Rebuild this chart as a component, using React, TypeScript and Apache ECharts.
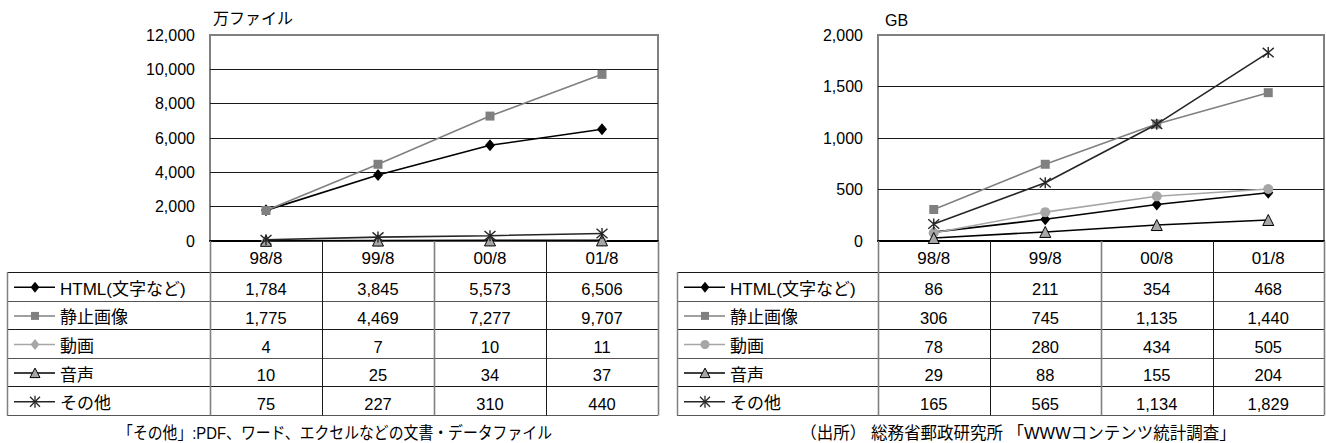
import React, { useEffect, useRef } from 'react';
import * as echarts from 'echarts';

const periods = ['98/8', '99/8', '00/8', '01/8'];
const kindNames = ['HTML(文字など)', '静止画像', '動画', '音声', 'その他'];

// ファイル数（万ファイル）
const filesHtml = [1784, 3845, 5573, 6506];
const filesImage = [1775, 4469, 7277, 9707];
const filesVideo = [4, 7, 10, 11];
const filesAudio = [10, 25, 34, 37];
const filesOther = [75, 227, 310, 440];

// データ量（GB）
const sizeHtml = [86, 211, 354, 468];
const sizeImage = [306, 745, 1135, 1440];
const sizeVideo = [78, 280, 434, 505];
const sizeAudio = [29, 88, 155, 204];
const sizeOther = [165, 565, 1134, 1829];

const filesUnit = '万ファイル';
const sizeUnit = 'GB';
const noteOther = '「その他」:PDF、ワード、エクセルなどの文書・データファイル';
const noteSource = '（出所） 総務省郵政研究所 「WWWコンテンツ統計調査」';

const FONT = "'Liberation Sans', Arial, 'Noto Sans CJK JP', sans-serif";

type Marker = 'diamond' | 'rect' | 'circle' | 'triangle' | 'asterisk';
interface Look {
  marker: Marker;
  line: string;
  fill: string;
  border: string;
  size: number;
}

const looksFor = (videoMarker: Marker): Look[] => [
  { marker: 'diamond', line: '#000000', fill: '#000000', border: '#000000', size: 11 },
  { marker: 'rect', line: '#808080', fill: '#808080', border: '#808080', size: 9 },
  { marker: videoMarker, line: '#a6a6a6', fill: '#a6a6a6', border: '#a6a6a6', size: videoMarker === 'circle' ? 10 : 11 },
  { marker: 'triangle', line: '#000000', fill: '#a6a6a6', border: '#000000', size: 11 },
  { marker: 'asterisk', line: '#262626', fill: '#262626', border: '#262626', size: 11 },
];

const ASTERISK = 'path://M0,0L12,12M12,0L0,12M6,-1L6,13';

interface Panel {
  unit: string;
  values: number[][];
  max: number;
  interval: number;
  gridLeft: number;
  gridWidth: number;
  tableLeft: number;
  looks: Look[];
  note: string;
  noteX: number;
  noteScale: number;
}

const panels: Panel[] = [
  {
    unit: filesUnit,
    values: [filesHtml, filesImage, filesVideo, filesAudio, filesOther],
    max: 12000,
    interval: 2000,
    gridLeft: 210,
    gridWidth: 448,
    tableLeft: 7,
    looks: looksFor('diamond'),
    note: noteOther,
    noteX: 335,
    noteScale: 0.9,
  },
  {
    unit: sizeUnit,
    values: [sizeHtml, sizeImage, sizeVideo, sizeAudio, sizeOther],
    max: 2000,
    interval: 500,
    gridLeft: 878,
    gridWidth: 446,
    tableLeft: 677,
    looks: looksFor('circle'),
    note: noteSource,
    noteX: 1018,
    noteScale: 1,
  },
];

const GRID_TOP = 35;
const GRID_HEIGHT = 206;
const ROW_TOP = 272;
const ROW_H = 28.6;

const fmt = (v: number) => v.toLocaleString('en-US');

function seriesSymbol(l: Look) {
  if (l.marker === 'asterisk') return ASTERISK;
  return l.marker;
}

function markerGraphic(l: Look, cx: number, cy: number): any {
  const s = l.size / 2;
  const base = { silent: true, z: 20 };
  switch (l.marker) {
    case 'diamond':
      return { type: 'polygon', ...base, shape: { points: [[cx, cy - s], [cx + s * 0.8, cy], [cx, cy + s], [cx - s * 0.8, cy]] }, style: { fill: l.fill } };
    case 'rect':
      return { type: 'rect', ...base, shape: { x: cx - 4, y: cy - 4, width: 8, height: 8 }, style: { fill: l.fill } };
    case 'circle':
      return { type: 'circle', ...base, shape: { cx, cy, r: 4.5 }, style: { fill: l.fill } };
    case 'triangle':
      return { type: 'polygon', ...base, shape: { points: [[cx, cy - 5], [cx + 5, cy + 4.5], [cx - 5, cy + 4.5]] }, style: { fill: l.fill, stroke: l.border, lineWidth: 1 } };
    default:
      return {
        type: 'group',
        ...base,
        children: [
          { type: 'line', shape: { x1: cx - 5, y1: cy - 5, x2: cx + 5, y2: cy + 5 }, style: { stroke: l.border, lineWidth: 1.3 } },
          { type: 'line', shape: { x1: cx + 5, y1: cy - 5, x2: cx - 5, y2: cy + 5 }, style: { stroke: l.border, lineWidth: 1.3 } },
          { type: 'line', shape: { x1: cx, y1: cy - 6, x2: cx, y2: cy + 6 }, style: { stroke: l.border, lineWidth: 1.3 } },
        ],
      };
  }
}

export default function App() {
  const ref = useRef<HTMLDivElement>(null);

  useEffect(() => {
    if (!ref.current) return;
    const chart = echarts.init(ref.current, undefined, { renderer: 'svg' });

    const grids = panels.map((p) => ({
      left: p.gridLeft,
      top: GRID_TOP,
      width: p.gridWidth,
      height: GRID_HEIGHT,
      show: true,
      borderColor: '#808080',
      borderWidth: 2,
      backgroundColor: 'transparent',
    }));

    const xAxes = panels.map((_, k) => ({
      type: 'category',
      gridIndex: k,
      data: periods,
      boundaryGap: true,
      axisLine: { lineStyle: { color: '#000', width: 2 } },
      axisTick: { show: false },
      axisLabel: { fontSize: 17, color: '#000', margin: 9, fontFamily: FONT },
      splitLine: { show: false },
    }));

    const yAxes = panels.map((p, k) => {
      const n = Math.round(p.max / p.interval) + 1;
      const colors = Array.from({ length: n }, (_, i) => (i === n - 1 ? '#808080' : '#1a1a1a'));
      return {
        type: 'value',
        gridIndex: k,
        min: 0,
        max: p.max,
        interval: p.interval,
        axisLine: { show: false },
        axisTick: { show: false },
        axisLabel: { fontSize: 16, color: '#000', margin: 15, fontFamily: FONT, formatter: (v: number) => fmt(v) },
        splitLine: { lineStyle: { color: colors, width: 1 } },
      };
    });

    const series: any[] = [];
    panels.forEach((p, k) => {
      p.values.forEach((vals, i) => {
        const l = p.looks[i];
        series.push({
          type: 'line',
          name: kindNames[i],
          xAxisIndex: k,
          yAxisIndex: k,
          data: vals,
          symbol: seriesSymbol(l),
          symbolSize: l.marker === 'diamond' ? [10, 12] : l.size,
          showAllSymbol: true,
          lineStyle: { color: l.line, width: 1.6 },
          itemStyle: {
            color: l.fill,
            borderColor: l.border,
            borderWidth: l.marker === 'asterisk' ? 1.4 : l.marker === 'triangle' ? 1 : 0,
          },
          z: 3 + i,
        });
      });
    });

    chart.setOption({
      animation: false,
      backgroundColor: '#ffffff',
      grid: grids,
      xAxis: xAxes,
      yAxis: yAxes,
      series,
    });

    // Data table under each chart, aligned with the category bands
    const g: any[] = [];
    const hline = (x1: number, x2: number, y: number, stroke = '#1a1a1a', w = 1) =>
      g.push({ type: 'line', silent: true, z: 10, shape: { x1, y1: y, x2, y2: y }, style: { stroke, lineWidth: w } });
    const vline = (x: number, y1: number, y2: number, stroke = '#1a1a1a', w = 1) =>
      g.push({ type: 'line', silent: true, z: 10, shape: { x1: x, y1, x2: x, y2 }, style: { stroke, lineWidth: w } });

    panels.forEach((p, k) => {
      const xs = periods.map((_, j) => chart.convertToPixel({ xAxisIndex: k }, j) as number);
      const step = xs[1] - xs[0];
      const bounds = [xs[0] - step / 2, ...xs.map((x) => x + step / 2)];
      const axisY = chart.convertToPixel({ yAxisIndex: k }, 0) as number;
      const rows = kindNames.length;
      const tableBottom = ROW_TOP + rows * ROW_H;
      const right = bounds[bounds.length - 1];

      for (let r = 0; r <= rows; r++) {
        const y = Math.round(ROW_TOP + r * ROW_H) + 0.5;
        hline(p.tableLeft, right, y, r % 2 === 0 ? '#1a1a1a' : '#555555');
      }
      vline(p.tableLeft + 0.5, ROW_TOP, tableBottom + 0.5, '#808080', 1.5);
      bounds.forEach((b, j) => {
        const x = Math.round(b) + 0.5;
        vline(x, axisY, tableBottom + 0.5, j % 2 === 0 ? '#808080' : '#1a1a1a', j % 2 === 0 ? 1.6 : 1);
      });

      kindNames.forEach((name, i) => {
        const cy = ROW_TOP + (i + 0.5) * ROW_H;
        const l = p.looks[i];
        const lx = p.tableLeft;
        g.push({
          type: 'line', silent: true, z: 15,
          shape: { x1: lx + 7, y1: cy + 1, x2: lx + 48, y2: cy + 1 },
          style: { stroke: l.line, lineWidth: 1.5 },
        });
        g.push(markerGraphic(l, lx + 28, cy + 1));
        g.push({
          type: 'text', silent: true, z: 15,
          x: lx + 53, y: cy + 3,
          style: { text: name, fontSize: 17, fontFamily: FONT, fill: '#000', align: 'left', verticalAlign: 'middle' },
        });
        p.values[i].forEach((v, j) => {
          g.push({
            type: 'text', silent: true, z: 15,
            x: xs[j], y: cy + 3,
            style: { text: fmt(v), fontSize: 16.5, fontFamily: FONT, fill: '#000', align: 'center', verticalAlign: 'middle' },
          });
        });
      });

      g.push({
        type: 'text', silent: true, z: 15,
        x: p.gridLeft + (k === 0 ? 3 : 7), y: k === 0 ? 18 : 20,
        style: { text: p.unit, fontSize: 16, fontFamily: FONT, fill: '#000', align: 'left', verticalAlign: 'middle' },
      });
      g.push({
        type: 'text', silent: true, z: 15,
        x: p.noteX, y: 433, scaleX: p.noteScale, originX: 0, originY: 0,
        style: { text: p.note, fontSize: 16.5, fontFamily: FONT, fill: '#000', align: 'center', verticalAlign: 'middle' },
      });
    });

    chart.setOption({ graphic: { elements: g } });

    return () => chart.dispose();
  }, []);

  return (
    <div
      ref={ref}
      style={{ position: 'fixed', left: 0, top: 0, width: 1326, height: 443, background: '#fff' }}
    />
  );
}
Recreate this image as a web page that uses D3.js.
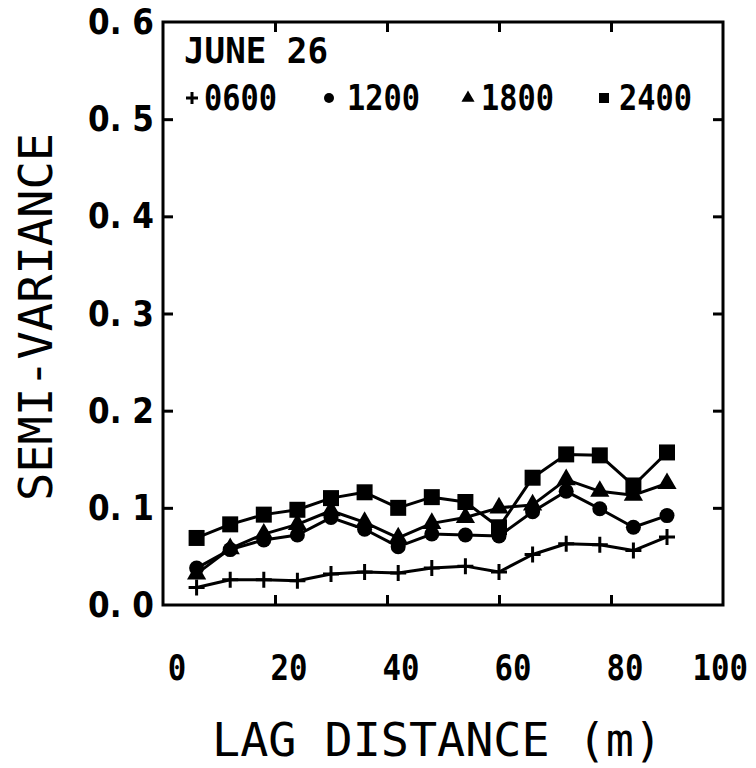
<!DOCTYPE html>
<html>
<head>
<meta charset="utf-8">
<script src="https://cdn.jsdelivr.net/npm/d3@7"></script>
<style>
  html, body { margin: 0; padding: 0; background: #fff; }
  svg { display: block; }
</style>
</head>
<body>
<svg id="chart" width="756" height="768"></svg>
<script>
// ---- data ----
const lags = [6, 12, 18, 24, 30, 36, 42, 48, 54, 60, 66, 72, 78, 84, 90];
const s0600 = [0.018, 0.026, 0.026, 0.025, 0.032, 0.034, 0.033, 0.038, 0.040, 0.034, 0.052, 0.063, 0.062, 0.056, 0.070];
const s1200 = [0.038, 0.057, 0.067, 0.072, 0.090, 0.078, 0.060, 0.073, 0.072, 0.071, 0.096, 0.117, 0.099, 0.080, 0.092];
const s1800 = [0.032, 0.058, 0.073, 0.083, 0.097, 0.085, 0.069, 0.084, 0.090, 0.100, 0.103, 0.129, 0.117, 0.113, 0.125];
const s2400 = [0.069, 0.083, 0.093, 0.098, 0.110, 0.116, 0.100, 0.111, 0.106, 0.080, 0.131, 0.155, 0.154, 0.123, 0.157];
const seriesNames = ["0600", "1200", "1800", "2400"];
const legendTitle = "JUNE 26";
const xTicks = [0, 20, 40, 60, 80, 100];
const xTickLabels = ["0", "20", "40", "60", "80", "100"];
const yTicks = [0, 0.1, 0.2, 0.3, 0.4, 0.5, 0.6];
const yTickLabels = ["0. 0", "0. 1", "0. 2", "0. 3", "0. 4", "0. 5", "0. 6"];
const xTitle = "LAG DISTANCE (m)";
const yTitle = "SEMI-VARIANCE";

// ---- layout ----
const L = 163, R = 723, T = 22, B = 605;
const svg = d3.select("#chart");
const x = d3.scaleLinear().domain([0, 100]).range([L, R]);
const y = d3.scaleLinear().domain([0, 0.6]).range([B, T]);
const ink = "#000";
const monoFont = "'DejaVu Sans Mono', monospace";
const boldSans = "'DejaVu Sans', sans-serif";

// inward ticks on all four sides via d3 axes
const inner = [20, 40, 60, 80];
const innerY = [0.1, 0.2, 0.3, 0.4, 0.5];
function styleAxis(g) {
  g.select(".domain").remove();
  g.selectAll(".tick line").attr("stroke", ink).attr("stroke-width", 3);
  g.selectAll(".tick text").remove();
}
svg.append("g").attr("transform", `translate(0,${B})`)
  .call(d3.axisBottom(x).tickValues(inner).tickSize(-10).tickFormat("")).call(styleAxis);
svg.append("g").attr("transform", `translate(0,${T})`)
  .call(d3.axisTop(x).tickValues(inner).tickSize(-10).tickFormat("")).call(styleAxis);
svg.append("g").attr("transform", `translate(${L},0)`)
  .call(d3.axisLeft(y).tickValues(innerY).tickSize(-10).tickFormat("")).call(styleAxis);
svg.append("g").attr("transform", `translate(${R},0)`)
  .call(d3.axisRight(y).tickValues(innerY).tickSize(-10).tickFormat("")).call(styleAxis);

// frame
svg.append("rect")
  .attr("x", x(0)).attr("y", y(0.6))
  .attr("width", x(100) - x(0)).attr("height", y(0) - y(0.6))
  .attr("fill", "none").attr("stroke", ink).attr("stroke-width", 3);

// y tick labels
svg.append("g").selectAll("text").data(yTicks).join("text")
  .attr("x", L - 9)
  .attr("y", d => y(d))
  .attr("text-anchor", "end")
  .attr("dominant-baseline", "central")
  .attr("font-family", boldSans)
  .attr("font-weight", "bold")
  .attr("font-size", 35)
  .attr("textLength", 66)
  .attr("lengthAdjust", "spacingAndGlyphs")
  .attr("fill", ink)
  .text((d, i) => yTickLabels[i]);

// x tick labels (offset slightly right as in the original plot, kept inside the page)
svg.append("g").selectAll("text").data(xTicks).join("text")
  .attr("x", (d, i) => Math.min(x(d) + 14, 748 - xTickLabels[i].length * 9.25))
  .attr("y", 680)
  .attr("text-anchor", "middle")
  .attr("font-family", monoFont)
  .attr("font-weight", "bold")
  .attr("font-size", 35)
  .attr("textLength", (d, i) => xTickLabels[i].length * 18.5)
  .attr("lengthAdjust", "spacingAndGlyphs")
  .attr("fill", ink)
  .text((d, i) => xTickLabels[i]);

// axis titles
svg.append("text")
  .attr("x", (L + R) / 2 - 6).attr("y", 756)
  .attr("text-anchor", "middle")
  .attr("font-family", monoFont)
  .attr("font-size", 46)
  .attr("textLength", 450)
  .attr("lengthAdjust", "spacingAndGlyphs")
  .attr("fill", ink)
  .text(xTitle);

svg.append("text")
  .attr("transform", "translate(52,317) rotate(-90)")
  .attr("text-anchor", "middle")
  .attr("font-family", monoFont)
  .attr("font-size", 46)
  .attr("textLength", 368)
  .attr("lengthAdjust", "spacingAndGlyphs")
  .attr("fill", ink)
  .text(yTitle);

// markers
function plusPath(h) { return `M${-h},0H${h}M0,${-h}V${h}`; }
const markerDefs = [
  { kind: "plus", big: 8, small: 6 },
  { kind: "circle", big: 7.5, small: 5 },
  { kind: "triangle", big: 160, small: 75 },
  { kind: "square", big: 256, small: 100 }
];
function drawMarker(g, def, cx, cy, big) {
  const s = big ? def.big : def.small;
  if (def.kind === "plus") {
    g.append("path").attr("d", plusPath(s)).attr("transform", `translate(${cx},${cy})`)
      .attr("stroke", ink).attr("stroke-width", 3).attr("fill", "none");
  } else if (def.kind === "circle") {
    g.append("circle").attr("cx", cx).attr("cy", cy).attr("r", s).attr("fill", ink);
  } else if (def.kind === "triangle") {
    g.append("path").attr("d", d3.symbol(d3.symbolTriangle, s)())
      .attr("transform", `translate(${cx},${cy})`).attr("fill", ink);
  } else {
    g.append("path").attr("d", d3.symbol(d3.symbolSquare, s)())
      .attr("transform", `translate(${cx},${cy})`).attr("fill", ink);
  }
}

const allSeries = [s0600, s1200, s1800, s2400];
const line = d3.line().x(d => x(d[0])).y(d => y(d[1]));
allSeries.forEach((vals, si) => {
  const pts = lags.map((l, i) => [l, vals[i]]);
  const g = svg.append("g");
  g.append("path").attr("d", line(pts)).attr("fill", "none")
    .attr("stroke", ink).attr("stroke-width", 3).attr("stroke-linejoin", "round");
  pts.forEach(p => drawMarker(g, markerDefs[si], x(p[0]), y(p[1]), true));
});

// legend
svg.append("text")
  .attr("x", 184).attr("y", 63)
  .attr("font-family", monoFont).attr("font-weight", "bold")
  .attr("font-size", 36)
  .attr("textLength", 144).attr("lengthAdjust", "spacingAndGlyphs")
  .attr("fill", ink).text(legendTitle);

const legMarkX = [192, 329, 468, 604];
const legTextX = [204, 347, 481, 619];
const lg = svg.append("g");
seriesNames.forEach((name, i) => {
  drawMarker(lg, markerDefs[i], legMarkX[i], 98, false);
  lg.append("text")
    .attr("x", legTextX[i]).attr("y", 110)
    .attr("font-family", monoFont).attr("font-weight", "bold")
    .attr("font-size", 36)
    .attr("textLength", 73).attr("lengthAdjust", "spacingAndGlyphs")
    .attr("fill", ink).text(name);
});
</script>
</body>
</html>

### YOUR GOAL
Exactly as written, repeat the lines from the beginning of the entries up to and including the line with "const filesOther = [75, 227, 310, 440];", but not the pictures.

### REPLY TO THE TASK
Rebuild this chart as a component, using React, TypeScript and Apache ECharts.
import React, { useEffect, useRef } from 'react';
import * as echarts from 'echarts';

const periods = ['98/8', '99/8', '00/8', '01/8'];
const kindNames = ['HTML(文字など)', '静止画像', '動画', '音声', 'その他'];

// ファイル数（万ファイル）
const filesHtml = [1784, 3845, 5573, 6506];
const filesImage = [1775, 4469, 7277, 9707];
const filesVideo = [4, 7, 10, 11];
const filesAudio = [10, 25, 34, 37];
const filesOther = [75, 227, 310, 440];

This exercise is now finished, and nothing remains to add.